On January 17, Friday, the upper house of the Polish parliament, Senate, rejected a controversial bill which calls for punishment for judges, who criticize the judicial reforms initiated by the ruling conservative government. The bill was rejected by a slender majority of three votes in the 100-seat house. In the division, 51 ‘NO’ votes against 48 ‘YES’ were recorded. However, even though the opposition-dominated Senate has voted down the bill, the government can still enact the legislation with the approval of the country’s president, as the bill was earlier ratified by the lower house dominated by the ruling Law and Justice (PiS) party, in December of last year.
The conservative government in the country has been pushing its controversial judicial reform since 2015 in an attempt to subjugate the judiciary. The reforms have drawn widespread protests from civil society, leftist parties, and even from the European Union (EU). The reforms include lowering of the retirement age of the Supreme Court judges from 70 to 65, and allowing the Polish president to grant a five-year extension to judges deemed “worthy”.

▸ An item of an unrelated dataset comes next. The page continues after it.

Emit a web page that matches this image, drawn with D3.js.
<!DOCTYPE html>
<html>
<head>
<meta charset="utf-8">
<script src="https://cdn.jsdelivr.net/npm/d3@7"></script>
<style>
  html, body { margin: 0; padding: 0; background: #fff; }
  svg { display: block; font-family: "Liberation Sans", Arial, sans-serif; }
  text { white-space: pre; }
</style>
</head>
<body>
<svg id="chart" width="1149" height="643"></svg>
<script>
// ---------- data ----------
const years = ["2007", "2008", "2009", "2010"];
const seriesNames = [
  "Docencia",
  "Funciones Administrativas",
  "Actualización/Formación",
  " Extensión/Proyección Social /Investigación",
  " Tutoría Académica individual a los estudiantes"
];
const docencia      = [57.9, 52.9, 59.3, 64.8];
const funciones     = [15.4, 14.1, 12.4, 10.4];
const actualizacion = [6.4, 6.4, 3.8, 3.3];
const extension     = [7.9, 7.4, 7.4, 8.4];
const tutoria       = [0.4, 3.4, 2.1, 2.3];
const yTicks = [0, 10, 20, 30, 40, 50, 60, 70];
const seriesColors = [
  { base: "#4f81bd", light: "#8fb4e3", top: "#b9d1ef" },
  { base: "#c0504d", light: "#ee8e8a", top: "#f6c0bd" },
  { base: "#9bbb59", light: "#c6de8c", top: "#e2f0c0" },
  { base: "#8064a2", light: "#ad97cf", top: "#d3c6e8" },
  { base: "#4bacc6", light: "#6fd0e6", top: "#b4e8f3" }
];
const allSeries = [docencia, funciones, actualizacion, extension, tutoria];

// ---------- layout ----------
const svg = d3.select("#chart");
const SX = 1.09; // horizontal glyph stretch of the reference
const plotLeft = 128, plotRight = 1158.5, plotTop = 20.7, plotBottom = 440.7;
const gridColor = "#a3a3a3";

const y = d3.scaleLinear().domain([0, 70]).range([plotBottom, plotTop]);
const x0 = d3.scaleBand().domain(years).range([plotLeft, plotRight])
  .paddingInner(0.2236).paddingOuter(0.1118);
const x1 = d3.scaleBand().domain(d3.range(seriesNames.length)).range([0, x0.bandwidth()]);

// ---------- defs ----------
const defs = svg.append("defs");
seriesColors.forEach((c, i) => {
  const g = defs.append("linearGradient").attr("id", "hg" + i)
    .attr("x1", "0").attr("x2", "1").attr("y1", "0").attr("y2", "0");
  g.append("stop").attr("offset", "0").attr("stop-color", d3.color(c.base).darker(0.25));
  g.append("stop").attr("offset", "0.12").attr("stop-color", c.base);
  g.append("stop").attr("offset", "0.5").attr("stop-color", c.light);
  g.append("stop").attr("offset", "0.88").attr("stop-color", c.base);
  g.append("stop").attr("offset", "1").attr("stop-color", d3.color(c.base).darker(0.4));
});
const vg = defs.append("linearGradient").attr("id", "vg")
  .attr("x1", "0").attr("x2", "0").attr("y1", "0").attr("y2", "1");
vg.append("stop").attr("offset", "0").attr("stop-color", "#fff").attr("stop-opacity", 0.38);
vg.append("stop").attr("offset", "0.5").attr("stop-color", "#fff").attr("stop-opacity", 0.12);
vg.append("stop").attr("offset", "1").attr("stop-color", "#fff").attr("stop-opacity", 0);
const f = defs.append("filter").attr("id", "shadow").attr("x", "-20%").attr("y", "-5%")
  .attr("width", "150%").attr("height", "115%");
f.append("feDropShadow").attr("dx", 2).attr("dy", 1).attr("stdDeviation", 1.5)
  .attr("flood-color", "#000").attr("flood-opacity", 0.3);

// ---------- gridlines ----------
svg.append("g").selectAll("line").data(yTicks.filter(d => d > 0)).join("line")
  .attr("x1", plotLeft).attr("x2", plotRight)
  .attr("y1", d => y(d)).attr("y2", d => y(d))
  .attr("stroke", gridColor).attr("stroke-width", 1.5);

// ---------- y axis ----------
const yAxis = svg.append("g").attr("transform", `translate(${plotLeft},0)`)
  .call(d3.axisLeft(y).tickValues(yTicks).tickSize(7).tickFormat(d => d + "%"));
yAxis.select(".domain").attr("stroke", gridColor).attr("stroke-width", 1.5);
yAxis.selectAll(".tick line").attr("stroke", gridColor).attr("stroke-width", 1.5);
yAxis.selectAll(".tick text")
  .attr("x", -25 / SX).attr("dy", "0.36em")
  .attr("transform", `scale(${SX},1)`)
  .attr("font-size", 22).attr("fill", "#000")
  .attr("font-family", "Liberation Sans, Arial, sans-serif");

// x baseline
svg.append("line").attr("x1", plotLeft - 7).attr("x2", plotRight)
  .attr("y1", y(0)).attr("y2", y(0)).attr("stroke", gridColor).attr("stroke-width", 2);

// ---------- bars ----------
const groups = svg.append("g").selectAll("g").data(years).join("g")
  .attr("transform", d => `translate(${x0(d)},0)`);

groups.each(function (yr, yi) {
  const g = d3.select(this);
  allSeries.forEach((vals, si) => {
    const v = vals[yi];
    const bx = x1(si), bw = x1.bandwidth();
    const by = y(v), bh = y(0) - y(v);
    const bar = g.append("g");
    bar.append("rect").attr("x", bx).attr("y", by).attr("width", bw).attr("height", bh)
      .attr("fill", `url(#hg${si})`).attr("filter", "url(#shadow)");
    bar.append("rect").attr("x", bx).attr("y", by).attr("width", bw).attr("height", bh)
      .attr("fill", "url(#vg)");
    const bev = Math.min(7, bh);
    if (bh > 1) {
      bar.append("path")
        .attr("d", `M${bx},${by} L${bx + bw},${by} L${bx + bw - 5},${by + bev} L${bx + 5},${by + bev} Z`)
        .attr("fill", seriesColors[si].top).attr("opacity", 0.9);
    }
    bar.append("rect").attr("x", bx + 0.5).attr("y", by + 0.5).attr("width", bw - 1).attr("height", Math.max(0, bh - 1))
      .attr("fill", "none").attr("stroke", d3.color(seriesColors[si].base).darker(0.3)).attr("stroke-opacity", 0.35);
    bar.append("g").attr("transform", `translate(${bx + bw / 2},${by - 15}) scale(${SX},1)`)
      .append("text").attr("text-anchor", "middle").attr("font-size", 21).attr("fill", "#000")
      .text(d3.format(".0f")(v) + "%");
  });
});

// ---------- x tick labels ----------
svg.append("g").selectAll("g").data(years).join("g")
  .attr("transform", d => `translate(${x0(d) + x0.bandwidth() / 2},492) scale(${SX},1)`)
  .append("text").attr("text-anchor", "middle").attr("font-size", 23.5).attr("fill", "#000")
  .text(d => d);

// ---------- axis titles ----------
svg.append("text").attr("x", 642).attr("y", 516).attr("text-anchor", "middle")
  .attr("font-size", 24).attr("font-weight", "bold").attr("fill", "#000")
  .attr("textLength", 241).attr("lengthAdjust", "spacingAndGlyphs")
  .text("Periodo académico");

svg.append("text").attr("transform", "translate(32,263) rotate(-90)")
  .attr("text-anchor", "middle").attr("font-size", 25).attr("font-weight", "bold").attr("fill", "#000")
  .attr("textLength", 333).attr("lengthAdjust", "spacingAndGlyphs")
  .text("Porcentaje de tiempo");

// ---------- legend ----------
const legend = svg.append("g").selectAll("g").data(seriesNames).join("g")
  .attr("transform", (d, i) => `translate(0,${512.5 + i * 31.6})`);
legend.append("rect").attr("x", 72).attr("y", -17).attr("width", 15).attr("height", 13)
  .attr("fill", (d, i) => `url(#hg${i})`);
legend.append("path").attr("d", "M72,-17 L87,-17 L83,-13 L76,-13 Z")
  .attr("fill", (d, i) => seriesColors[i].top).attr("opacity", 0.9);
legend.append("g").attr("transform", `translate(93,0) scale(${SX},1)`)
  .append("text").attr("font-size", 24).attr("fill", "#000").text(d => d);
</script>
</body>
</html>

Following the Senate vote on Friday, activist group Akcja Demokracja said that “the rejection of the bill by the Polish Senate is a success on the way to repair the rule of law in Poland. Now it’s time for the next steps, as we should continue our action to resist the ruling government from causing further destruction of the justice system.”
Earlier on December 18, massive mobilizations were carried out in over 160 locations in Poland against the government’s judicial reforms. The protests were organized under the leadership of the Committee for the Defence of Democracy (KOD), the judiciary association “Iustitia Polska”, the Citizens Movement ORP, Akcja Demokracja, and opposition parties including the Polish left – Lewica, Razem, Wiosna.